• _Problem to solve_
Repeat the full listing below verbatim and keep the images out.

• _Dataset content_
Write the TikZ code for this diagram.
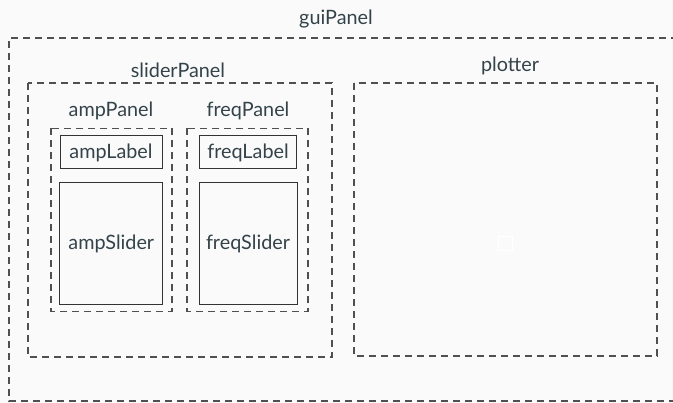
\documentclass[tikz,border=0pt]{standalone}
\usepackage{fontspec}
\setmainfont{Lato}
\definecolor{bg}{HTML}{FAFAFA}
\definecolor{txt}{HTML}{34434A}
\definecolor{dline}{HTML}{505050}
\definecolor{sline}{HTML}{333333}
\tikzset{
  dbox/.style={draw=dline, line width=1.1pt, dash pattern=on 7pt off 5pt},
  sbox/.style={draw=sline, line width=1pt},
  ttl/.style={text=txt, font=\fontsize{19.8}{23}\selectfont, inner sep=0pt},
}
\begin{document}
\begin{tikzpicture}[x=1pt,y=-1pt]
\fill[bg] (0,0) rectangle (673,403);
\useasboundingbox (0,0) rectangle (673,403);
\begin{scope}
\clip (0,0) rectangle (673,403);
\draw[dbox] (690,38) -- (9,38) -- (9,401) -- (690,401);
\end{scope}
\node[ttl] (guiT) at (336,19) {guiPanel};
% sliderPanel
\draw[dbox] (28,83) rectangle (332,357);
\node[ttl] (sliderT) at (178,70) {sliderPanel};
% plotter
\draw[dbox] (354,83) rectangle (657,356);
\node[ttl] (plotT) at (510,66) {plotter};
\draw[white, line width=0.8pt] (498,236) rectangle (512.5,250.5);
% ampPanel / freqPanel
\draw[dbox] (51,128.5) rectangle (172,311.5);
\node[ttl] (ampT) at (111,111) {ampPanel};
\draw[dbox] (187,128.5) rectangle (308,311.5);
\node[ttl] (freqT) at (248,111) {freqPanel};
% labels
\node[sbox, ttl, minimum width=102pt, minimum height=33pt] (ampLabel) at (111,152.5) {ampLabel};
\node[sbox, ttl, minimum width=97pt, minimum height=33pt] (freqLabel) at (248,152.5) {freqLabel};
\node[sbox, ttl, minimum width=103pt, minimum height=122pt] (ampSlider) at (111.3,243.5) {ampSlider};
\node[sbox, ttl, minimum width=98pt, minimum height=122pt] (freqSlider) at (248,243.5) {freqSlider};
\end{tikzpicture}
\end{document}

• _Solution to this task_
Write the TikZ code for this diagram.
\documentclass[tikz,border=0pt]{standalone}
\usepackage{fontspec}
\setmainfont{Lato}
\definecolor{bg}{HTML}{FAFAFA}
\definecolor{txt}{HTML}{34434A}
\definecolor{dline}{HTML}{505050}
\definecolor{sline}{HTML}{333333}
\tikzset{
  dbox/.style={draw=dline, line width=1.1pt, dash pattern=on 7pt off 5pt},
  sbox/.style={draw=sline, line width=1pt},
  ttl/.style={text=txt, font=\fontsize{19.8}{23}\selectfont, inner sep=0pt},
}
\begin{document}
\begin{tikzpicture}[x=1pt,y=-1pt]
\fill[bg] (0,0) rectangle (673,403);
\useasboundingbox (0,0) rectangle (673,403);
\begin{scope}
\clip (0,0) rectangle (673,403);
\draw[dbox] (690,38) -- (9,38) -- (9,401) -- (690,401);
\end{scope}
\node[ttl] (guiT) at (336,19) {guiPanel};
% sliderPanel
\draw[dbox] (28,83) rectangle (332,357);
\node[ttl] (sliderT) at (178,70) {sliderPanel};
% plotter
\draw[dbox] (354,83) rectangle (657,356);
\node[ttl] (plotT) at (510,66) {plotter};
\draw[white, line width=0.8pt] (498,236) rectangle (512.5,250.5);
% ampPanel / freqPanel
\draw[dbox] (51,128.5) rectangle (172,311.5);
\node[ttl] (ampT) at (111,111) {ampPanel};
\draw[dbox] (187,128.5) rectangle (308,311.5);
\node[ttl] (freqT) at (248,111) {freqPanel};
% labels
\node[sbox, ttl, minimum width=102pt, minimum height=33pt] (ampLabel) at (111,152.5) {ampLabel};
\node[sbox, ttl, minimum width=97pt, minimum height=33pt] (freqLabel) at (248,152.5) {freqLabel};
\node[sbox, ttl, minimum width=103pt, minimum height=122pt] (ampSlider) at (111.3,243.5) {ampSlider};
\node[sbox, ttl, minimum width=98pt, minimum height=122pt] (freqSlider) at (248,243.5) {freqSlider};
\end{tikzpicture}
\end{document}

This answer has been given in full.